▶ Task objective
For this exercise, repeat all of the material verbatim apart from its images.

# Start of Data supplied

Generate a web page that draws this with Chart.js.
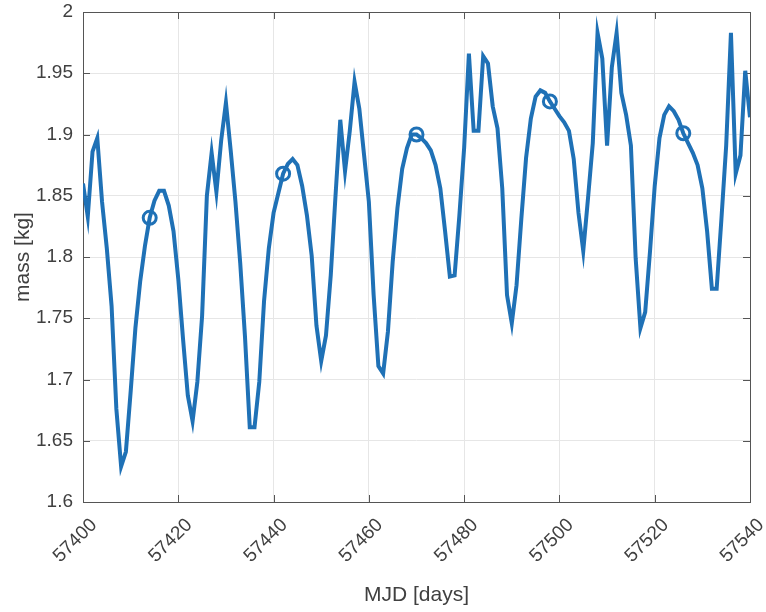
<!DOCTYPE html>
<html>
<head>
<meta charset="utf-8">
<script src="https://cdn.jsdelivr.net/npm/chart.js@4.4.1/dist/chart.umd.min.js"></script>
<style>
  html, body { margin: 0; padding: 0; background: #fff; }
  #wrap { width: 766px; height: 612px; }
</style>
</head>
<body>
<div id="wrap"><canvas id="massChart" width="766" height="612"></canvas></div>
<script>
// daily mass samples, starting at MJD 57400
const startDay = 57400;
const massKg = [
  1.860, 1.833, 1.886, 1.897, 1.845, 1.807, 1.760, 1.676, 1.629, 1.641,
  1.690, 1.742, 1.780, 1.809, 1.832, 1.846, 1.854, 1.854, 1.842, 1.821,
  1.782, 1.733, 1.687, 1.666, 1.698, 1.752, 1.850, 1.885, 1.853, 1.895,
  1.926, 1.887, 1.845, 1.795, 1.735, 1.661, 1.661, 1.698, 1.764, 1.807,
  1.836, 1.852, 1.868, 1.876, 1.880, 1.875, 1.858, 1.834, 1.801, 1.744,
  1.715, 1.736, 1.785, 1.850, 1.912, 1.870, 1.903, 1.943, 1.921, 1.883,
  1.845, 1.769, 1.711, 1.705, 1.739, 1.796, 1.840, 1.872, 1.889, 1.900,
  1.900, 1.897, 1.893, 1.887, 1.875, 1.856, 1.821, 1.784, 1.785, 1.834,
  1.889, 1.966, 1.903, 1.903, 1.964, 1.958, 1.923, 1.905, 1.856, 1.769,
  1.746, 1.777, 1.831, 1.881, 1.913, 1.931, 1.936, 1.934, 1.927, 1.921,
  1.915, 1.910, 1.903, 1.880, 1.836, 1.805, 1.848, 1.893, 1.983, 1.962,
  1.891, 1.955, 1.983, 1.934, 1.916, 1.891, 1.799, 1.742, 1.755, 1.804,
  1.858, 1.897, 1.916, 1.923, 1.919, 1.912, 1.901, 1.893, 1.885, 1.875,
  1.856, 1.821, 1.774, 1.774, 1.831, 1.891, 1.983, 1.868, 1.883, 1.952,
  1.914
];
// days that carry a circle marker
const markerDays = [57414, 57442, 57470, 57498, 57526];

const xTicks = [57400, 57420, 57440, 57460, 57480, 57500, 57520, 57540];
const yTicks = [1.6, 1.65, 1.7, 1.75, 1.8, 1.85, 1.9, 1.95, 2];

const lineColor = '#1f71b6';
const axisColor = '#555555';
const textColor = '#404040';
const fontFamily = '"Liberation Sans", Arial, Helvetica, sans-serif';

const points = massKg.map((m, i) => ({ x: startDay + i, y: m }));

// box around the axes plus inward tick marks (matlab look)
const boxPlugin = {
  id: 'boxTicks',
  beforeDatasetsDraw(chart) {
    const { ctx, chartArea: a, scales } = chart;
    const len = 7;
    ctx.save();
    ctx.strokeStyle = axisColor;
    ctx.lineWidth = 1;
    ctx.beginPath();
    xTicks.forEach(v => {
      const px = Math.round(scales.x.getPixelForValue(v)) + 0.5;
      ctx.moveTo(px, a.bottom); ctx.lineTo(px, a.bottom - len);
      ctx.moveTo(px, a.top); ctx.lineTo(px, a.top + len);
    });
    yTicks.forEach(v => {
      const py = Math.round(scales.y.getPixelForValue(v)) + 0.5;
      ctx.moveTo(a.left, py); ctx.lineTo(a.left + len, py);
      ctx.moveTo(a.right, py); ctx.lineTo(a.right - len, py);
    });
    ctx.stroke();
    ctx.strokeRect(Math.round(a.left) + 0.5, Math.round(a.top) + 0.5,
      Math.round(a.right - a.left), Math.round(a.bottom - a.top));
    ctx.restore();
  }
};

const ctx = document.getElementById('massChart').getContext('2d');
new Chart(ctx, {
  type: 'line',
  data: {
    datasets: [{
      data: points,
      borderColor: lineColor,
      borderWidth: 4,
      tension: 0,
      fill: false,
      pointStyle: 'circle',
      pointRadius: c => markerDays.includes(c.raw && c.raw.x) ? 6.5 : 0,
      pointBorderWidth: 3,
      pointBorderColor: lineColor,
      pointBackgroundColor: 'rgba(0,0,0,0)',
      pointHoverRadius: 0
    }]
  },
  options: {
    responsive: false,
    animation: false,
    events: [],
    layout: { padding: { left: 0, right: 16, top: 12, bottom: 0 } },
    plugins: {
      legend: { display: false },
      tooltip: { enabled: false }
    },
    scales: {
      x: {
        type: 'linear',
        min: 57400,
        max: 57540,
        afterFit: s => {
          s.height = 110;
          s.paddingLeft = 0;
          s.paddingRight = 0;
        },
        afterBuildTicks: s => { s.ticks = xTicks.map(v => ({ value: v })); },
        grid: { color: '#e6e6e6', drawTicks: false },
        border: { display: false },
        ticks: {
          minRotation: 45,
          maxRotation: 45,
          padding: 12,
          labelOffset: 11,
          color: textColor,
          font: { family: fontFamily, size: 19 },
          callback: v => String(v)
        },
        title: {
          display: true,
          text: 'MJD [days]',
          color: textColor,
          font: { family: fontFamily, size: 21 },
          padding: { top: 0, bottom: 4 }
        }
      },
      y: {
        min: 1.6,
        max: 2,
        afterFit: s => {
          s.width = 83;
          s.paddingTop = 0;
          s.paddingBottom = 0;
        },
        afterBuildTicks: s => { s.ticks = yTicks.map(v => ({ value: v })); },
        grid: { color: '#e6e6e6', drawTicks: false },
        border: { display: false },
        ticks: {
          padding: 10,
          color: textColor,
          font: { family: fontFamily, size: 19 },
          callback: v => String(parseFloat(Number(v).toFixed(2)))
        },
        title: {
          display: true,
          text: 'mass [kg]',
          color: textColor,
          font: { family: fontFamily, size: 21 },
          padding: { top: 11, bottom: 0 }
        }
      }
    }
  },
  plugins: [boxPlugin]
});
</script>
</body>
</html>
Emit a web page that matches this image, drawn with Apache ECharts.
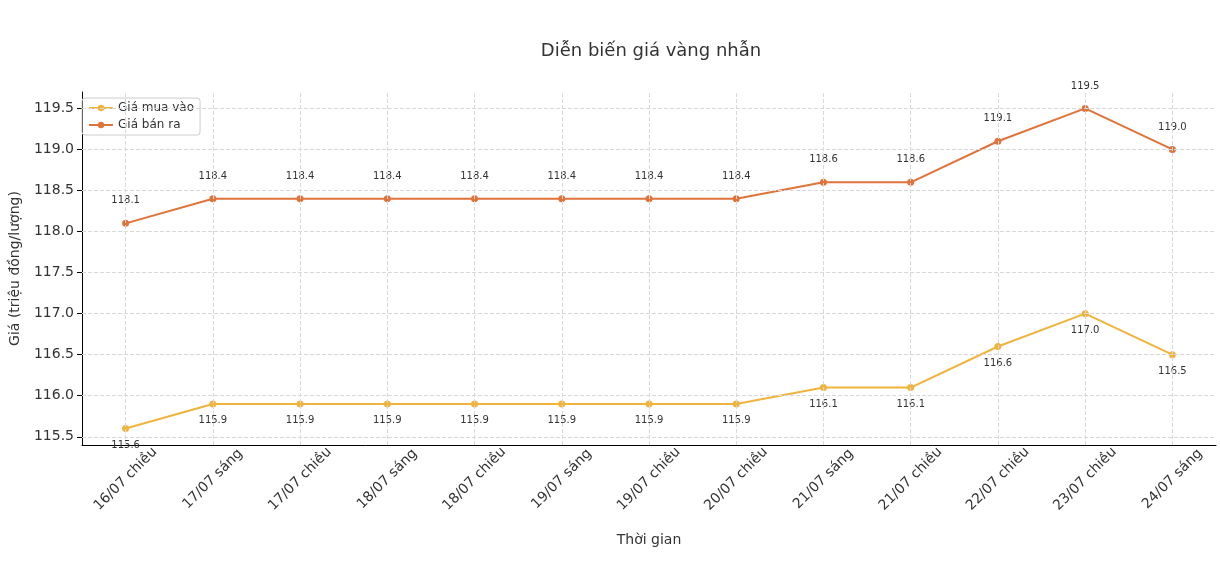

# End of Data supplied

▶ Response to the exercise
Generate a web page that draws this with Chart.js.
<!DOCTYPE html>
<html>
<head>
<meta charset="utf-8">
<script src="https://cdn.jsdelivr.net/npm/chart.js@4.4.1/dist/chart.umd.min.js"></script>
<style>
  html, body { margin: 0; padding: 0; background: #fff; }
  #wrap { width: 766px; height: 612px; }
</style>
</head>
<body>
<div id="wrap"><canvas id="massChart" width="766" height="612"></canvas></div>
<script>
// daily mass samples, starting at MJD 57400
const startDay = 57400;
const massKg = [
  1.860, 1.833, 1.886, 1.897, 1.845, 1.807, 1.760, 1.676, 1.629, 1.641,
  1.690, 1.742, 1.780, 1.809, 1.832, 1.846, 1.854, 1.854, 1.842, 1.821,
  1.782, 1.733, 1.687, 1.666, 1.698, 1.752, 1.850, 1.885, 1.853, 1.895,
  1.926, 1.887, 1.845, 1.795, 1.735, 1.661, 1.661, 1.698, 1.764, 1.807,
  1.836, 1.852, 1.868, 1.876, 1.880, 1.875, 1.858, 1.834, 1.801, 1.744,
  1.715, 1.736, 1.785, 1.850, 1.912, 1.870, 1.903, 1.943, 1.921, 1.883,
  1.845, 1.769, 1.711, 1.705, 1.739, 1.796, 1.840, 1.872, 1.889, 1.900,
  1.900, 1.897, 1.893, 1.887, 1.875, 1.856, 1.821, 1.784, 1.785, 1.834,
  1.889, 1.966, 1.903, 1.903, 1.964, 1.958, 1.923, 1.905, 1.856, 1.769,
  1.746, 1.777, 1.831, 1.881, 1.913, 1.931, 1.936, 1.934, 1.927, 1.921,
  1.915, 1.910, 1.903, 1.880, 1.836, 1.805, 1.848, 1.893, 1.983, 1.962,
  1.891, 1.955, 1.983, 1.934, 1.916, 1.891, 1.799, 1.742, 1.755, 1.804,
  1.858, 1.897, 1.916, 1.923, 1.919, 1.912, 1.901, 1.893, 1.885, 1.875,
  1.856, 1.821, 1.774, 1.774, 1.831, 1.891, 1.983, 1.868, 1.883, 1.952,
  1.914
];
// days that carry a circle marker
const markerDays = [57414, 57442, 57470, 57498, 57526];

const xTicks = [57400, 57420, 57440, 57460, 57480, 57500, 57520, 57540];
const yTicks = [1.6, 1.65, 1.7, 1.75, 1.8, 1.85, 1.9, 1.95, 2];

const lineColor = '#1f71b6';
const axisColor = '#555555';
const textColor = '#404040';
const fontFamily = '"Liberation Sans", Arial, Helvetica, sans-serif';

const points = massKg.map((m, i) => ({ x: startDay + i, y: m }));

// box around the axes plus inward tick marks (matlab look)
const boxPlugin = {
  id: 'boxTicks',
  beforeDatasetsDraw(chart) {
    const { ctx, chartArea: a, scales } = chart;
    const len = 7;
    ctx.save();
    ctx.strokeStyle = axisColor;
    ctx.lineWidth = 1;
    ctx.beginPath();
    xTicks.forEach(v => {
      const px = Math.round(scales.x.getPixelForValue(v)) + 0.5;
      ctx.moveTo(px, a.bottom); ctx.lineTo(px, a.bottom - len);
      ctx.moveTo(px, a.top); ctx.lineTo(px, a.top + len);
    });
    yTicks.forEach(v => {
      const py = Math.round(scales.y.getPixelForValue(v)) + 0.5;
      ctx.moveTo(a.left, py); ctx.lineTo(a.left + len, py);
      ctx.moveTo(a.right, py); ctx.lineTo(a.right - len, py);
    });
    ctx.stroke();
    ctx.strokeRect(Math.round(a.left) + 0.5, Math.round(a.top) + 0.5,
      Math.round(a.right - a.left), Math.round(a.bottom - a.top));
    ctx.restore();
  }
};

const ctx = document.getElementById('massChart').getContext('2d');
new Chart(ctx, {
  type: 'line',
  data: {
    datasets: [{
      data: points,
      borderColor: lineColor,
      borderWidth: 4,
      tension: 0,
      fill: false,
      pointStyle: 'circle',
      pointRadius: c => markerDays.includes(c.raw && c.raw.x) ? 6.5 : 0,
      pointBorderWidth: 3,
      pointBorderColor: lineColor,
      pointBackgroundColor: 'rgba(0,0,0,0)',
      pointHoverRadius: 0
    }]
  },
  options: {
    responsive: false,
    animation: false,
    events: [],
    layout: { padding: { left: 0, right: 16, top: 12, bottom: 0 } },
    plugins: {
      legend: { display: false },
      tooltip: { enabled: false }
    },
    scales: {
      x: {
        type: 'linear',
        min: 57400,
        max: 57540,
        afterFit: s => {
          s.height = 110;
          s.paddingLeft = 0;
          s.paddingRight = 0;
        },
        afterBuildTicks: s => { s.ticks = xTicks.map(v => ({ value: v })); },
        grid: { color: '#e6e6e6', drawTicks: false },
        border: { display: false },
        ticks: {
          minRotation: 45,
          maxRotation: 45,
          padding: 12,
          labelOffset: 11,
          color: textColor,
          font: { family: fontFamily, size: 19 },
          callback: v => String(v)
        },
        title: {
          display: true,
          text: 'MJD [days]',
          color: textColor,
          font: { family: fontFamily, size: 21 },
          padding: { top: 0, bottom: 4 }
        }
      },
      y: {
        min: 1.6,
        max: 2,
        afterFit: s => {
          s.width = 83;
          s.paddingTop = 0;
          s.paddingBottom = 0;
        },
        afterBuildTicks: s => { s.ticks = yTicks.map(v => ({ value: v })); },
        grid: { color: '#e6e6e6', drawTicks: false },
        border: { display: false },
        ticks: {
          padding: 10,
          color: textColor,
          font: { family: fontFamily, size: 19 },
          callback: v => String(parseFloat(Number(v).toFixed(2)))
        },
        title: {
          display: true,
          text: 'mass [kg]',
          color: textColor,
          font: { family: fontFamily, size: 21 },
          padding: { top: 11, bottom: 0 }
        }
      }
    }
  },
  plugins: [boxPlugin]
});
</script>
</body>
</html>
Emit a web page that matches this image, drawn with Apache ECharts.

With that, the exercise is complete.